## Short exercise
Reproduce exactly, and nothing else, the lines from the one that contains "Recreate this image as a web" through the one that contains "The picture is". Leave the pictures out.

## Given entries
------------------------------------------------------------

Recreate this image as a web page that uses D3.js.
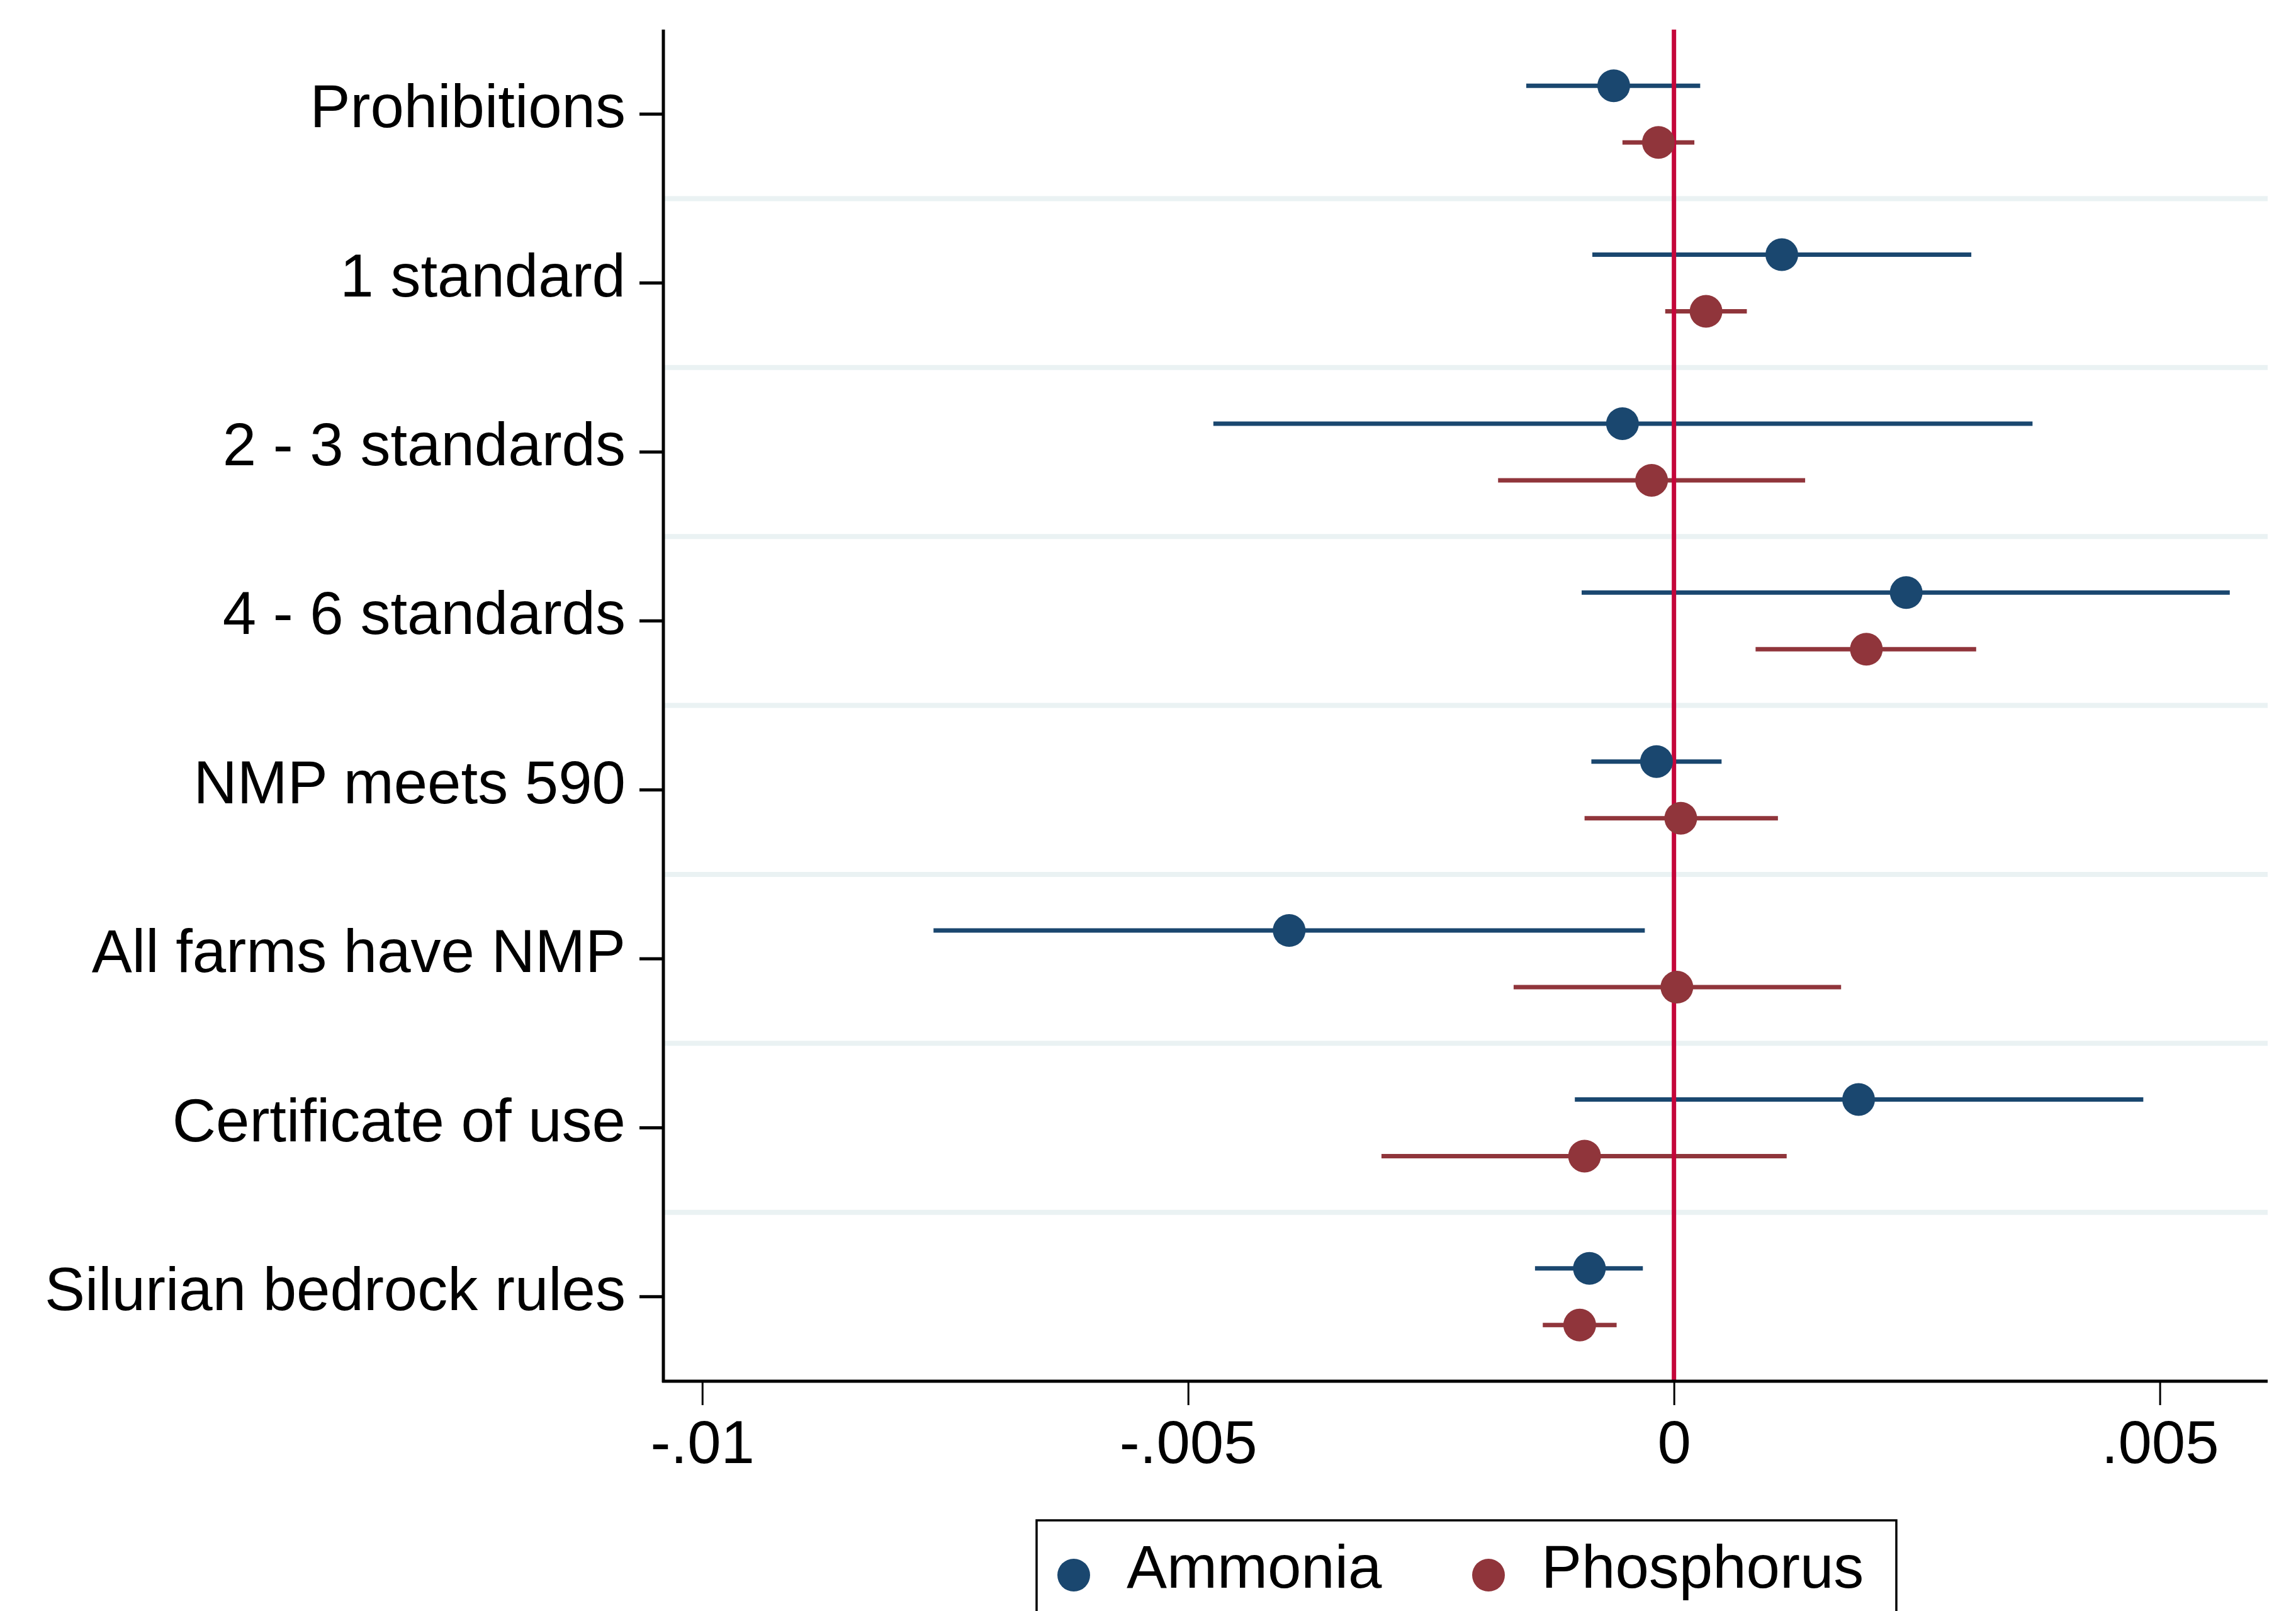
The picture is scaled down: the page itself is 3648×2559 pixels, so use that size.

------------------------------------------------------------

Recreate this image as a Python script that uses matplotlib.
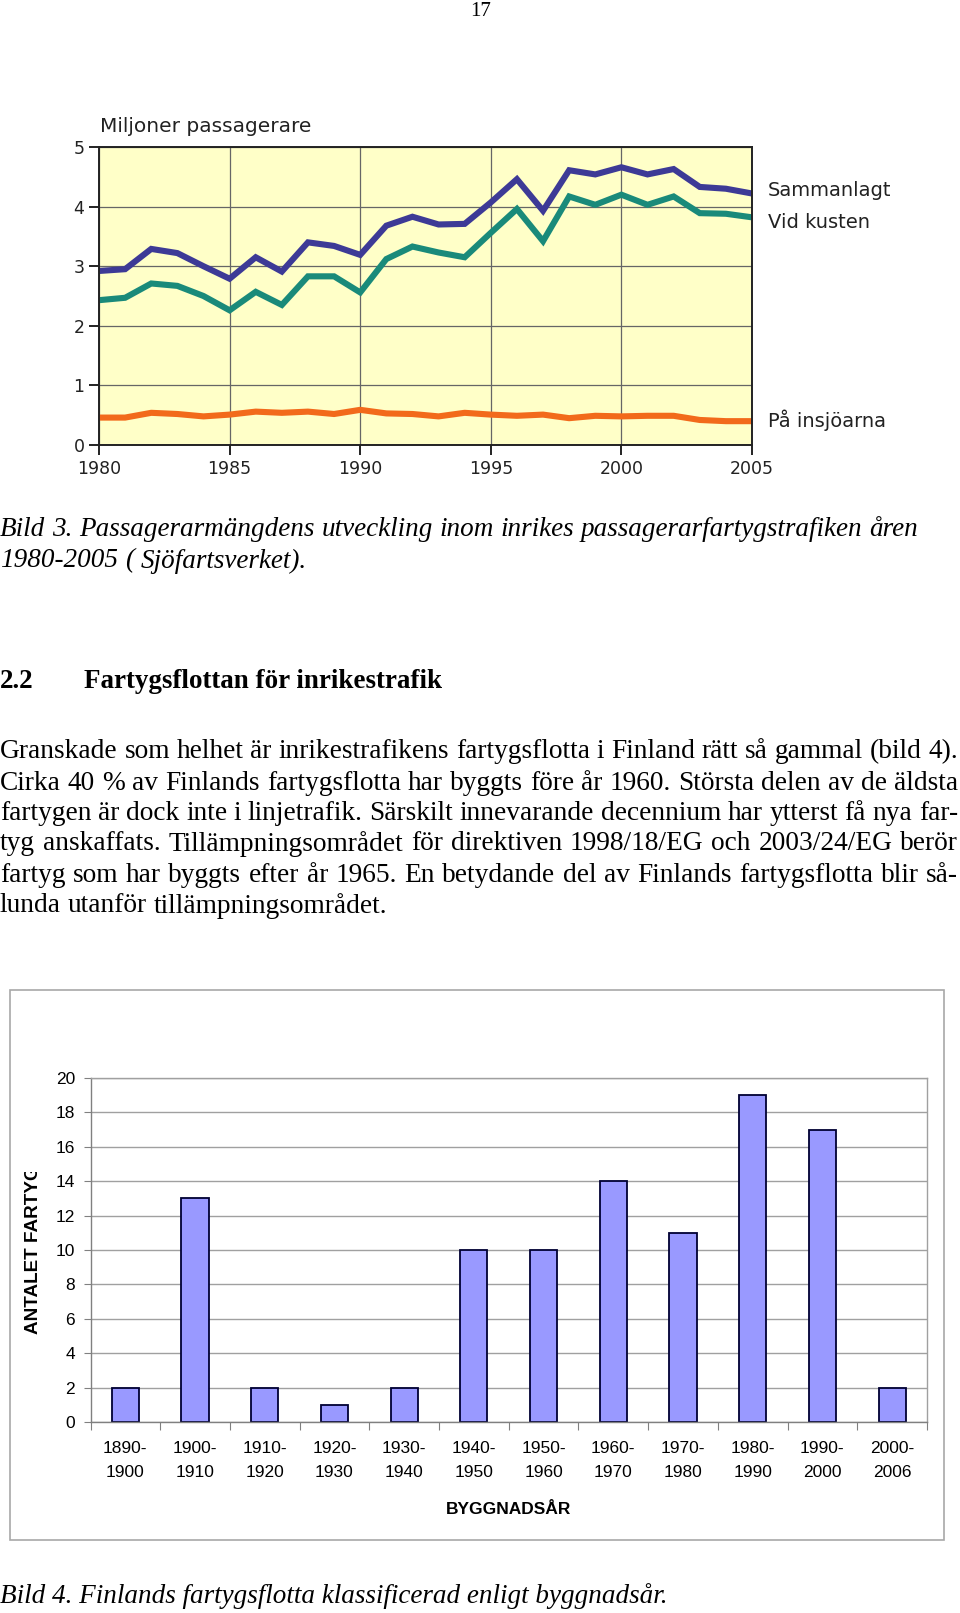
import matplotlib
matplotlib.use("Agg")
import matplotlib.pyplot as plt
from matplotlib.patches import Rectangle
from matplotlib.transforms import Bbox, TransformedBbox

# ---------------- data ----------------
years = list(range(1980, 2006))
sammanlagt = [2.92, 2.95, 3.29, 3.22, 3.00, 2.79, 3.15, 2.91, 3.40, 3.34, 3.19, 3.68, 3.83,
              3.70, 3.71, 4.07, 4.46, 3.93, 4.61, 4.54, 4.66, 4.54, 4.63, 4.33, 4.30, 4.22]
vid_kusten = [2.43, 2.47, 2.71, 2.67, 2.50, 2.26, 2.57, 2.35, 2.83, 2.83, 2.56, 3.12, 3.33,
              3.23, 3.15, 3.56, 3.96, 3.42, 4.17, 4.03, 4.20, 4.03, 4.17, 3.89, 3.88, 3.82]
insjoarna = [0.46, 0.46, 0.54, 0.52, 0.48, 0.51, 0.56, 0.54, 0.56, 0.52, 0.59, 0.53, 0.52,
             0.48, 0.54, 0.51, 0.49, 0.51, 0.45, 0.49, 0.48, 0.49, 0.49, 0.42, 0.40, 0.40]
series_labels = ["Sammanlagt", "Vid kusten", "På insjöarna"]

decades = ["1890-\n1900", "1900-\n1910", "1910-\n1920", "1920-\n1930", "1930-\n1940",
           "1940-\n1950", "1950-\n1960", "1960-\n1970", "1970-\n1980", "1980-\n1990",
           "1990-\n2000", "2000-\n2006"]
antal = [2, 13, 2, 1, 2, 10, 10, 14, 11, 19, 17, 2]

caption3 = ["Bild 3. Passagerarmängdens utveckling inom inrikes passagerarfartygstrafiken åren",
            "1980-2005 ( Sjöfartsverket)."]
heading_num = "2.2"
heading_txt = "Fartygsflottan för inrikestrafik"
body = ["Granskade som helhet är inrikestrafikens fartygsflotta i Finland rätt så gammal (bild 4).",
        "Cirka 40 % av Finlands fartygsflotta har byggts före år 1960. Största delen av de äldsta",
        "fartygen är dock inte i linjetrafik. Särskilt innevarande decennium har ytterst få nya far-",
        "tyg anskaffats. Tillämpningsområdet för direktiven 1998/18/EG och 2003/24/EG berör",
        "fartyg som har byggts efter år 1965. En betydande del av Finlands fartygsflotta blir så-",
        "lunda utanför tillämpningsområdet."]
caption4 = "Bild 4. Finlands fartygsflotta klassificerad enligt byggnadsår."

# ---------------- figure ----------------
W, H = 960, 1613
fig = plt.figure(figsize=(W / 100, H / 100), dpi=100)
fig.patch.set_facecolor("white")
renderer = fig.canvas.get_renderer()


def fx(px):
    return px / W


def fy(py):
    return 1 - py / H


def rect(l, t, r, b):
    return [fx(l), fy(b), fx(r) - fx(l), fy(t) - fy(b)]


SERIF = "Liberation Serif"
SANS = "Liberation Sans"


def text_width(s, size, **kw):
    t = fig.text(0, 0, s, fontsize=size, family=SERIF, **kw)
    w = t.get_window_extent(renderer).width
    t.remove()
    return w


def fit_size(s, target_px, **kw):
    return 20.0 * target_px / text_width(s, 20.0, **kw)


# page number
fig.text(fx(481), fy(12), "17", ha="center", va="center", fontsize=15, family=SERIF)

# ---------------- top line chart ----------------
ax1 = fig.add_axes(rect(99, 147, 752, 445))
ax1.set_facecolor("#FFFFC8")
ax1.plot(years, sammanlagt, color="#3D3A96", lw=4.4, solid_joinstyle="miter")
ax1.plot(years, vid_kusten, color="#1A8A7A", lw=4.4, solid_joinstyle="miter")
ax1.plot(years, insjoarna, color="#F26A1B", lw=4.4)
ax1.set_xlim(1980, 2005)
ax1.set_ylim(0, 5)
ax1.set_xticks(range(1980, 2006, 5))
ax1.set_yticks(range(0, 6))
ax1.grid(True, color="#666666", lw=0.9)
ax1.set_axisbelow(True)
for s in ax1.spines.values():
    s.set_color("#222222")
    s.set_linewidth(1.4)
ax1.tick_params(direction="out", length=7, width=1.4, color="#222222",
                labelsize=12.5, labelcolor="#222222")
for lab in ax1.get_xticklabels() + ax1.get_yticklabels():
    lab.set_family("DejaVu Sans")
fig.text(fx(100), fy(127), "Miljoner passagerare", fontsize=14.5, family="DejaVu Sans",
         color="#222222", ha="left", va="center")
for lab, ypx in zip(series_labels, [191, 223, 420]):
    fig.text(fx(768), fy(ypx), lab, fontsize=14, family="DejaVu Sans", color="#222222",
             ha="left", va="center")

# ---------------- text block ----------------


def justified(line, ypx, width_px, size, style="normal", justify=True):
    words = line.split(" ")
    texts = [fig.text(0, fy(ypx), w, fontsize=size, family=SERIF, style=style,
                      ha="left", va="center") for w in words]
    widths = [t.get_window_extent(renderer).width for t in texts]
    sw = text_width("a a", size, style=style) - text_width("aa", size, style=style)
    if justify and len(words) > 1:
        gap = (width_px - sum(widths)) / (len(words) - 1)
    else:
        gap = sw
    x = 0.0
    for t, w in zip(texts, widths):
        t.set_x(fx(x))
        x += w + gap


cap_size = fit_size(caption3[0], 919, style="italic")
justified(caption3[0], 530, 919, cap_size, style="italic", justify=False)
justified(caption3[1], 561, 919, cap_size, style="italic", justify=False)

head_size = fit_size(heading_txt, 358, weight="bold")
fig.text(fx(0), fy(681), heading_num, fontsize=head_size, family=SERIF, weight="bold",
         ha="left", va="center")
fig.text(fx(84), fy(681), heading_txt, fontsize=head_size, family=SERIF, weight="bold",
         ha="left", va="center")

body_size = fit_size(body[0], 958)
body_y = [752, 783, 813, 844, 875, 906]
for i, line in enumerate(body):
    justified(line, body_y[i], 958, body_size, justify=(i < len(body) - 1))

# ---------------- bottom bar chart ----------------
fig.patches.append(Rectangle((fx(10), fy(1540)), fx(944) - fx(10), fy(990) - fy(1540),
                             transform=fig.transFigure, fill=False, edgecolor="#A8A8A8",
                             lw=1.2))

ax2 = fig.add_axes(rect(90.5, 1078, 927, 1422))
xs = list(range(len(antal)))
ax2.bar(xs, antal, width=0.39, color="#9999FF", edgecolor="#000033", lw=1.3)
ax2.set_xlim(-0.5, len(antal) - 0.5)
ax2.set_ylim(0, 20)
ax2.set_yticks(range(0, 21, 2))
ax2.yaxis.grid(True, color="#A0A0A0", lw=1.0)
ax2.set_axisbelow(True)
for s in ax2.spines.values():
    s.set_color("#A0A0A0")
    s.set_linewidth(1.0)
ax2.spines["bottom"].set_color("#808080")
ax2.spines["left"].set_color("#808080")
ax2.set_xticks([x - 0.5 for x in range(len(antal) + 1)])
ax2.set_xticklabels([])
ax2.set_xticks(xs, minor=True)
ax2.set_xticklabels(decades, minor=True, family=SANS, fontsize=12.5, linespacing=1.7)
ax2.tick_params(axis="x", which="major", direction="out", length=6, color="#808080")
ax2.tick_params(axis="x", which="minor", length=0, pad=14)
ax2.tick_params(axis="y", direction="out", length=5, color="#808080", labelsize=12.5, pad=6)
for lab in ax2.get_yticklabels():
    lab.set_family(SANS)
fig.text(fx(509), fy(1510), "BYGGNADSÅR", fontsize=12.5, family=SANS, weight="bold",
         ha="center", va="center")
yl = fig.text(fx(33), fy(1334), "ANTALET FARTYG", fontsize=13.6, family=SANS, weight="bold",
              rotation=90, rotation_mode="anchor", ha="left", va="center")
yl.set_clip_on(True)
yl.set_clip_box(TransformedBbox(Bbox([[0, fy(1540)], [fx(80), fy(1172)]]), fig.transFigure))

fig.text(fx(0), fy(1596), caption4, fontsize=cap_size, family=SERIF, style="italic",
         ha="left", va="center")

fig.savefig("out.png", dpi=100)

------------------------------------------------------------

## Written response
Recreate this image as a web page that uses D3.js.
The picture is scaled down: the page itself is 3648×2559 pixels, so use that size.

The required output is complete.